А закончилась его спортивная карьера, да и сама жизнь, как это иногда бывает с великими спортсменами, совершенным крахом: простившись со спортом, он скоро обнаружил, что в нем больше ровно никто не нуждается, из великого он превратился в обыкновенного, и завершился этот кризис тем, что Воронин сделался для всех почти своих почитателей, прежде приходивших «на него» на стадионы, компаньоном, с которым интересно и лестно этак непринужденно собраться втроем и помянуть минувшие дни. Говорят, в последние годы Воронина нередко можно было увидеть просто-таки в беспамятстве лежащим где-нибудь в укромных местах на родном «Торпедо» или вблизи стадиона. Понятно, даже заслуженный мастер не сможет долго вынести такого изнурительного существования.

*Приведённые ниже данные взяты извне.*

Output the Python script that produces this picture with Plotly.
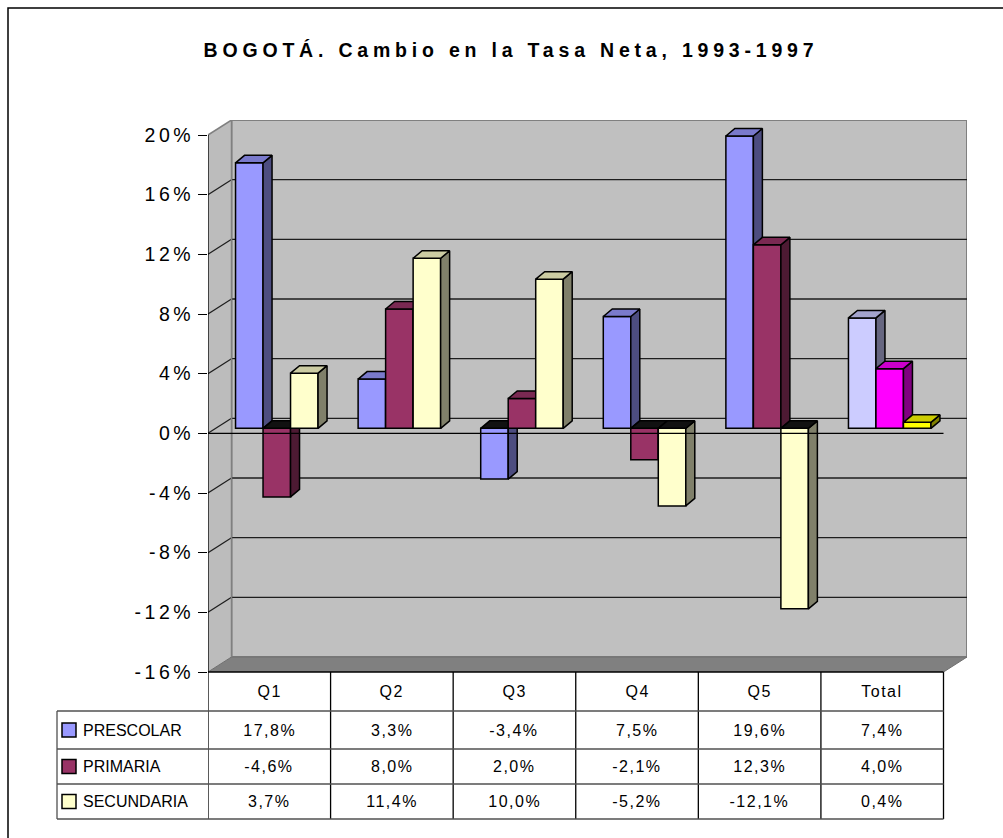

На годовины, кажется, кто-то повесил на ограду его могилы бумажку со стихами, в которых, очевидно, чувствуются протестные, «антитоталитарные» мотивы совершенно в духе начавшейся «гласности», и в которых, в общем-то, верно изображена судьба великого футболиста:

Москва тесна, в стране простора нет,
И в сборной мира мест такая малость.
Воронин вне игры в сорок пять лет.
Могила с краю — все, что Вам досталась.

Валерий Воронин, добавим, коренной москвич. Он родился у Крестьянской заставы. Закончил 10-ю школу на Ленинском проспекте.

Но если на Даниловском кладбище почти нет знаменитостей светских, известных мирян, почему предприимчивые эксплуататоры отеческих гробов не повезут сюда экскурсии, как ежедневно они привозят автобусами всяких гостей столицы на Ваганьково, то для людей верующих, воцерковленных, Даниловское кладбище, возможно, является одним из главных мест паломничества: столько здесь, по мнению православного человека, находится захоронений, достойных почитания.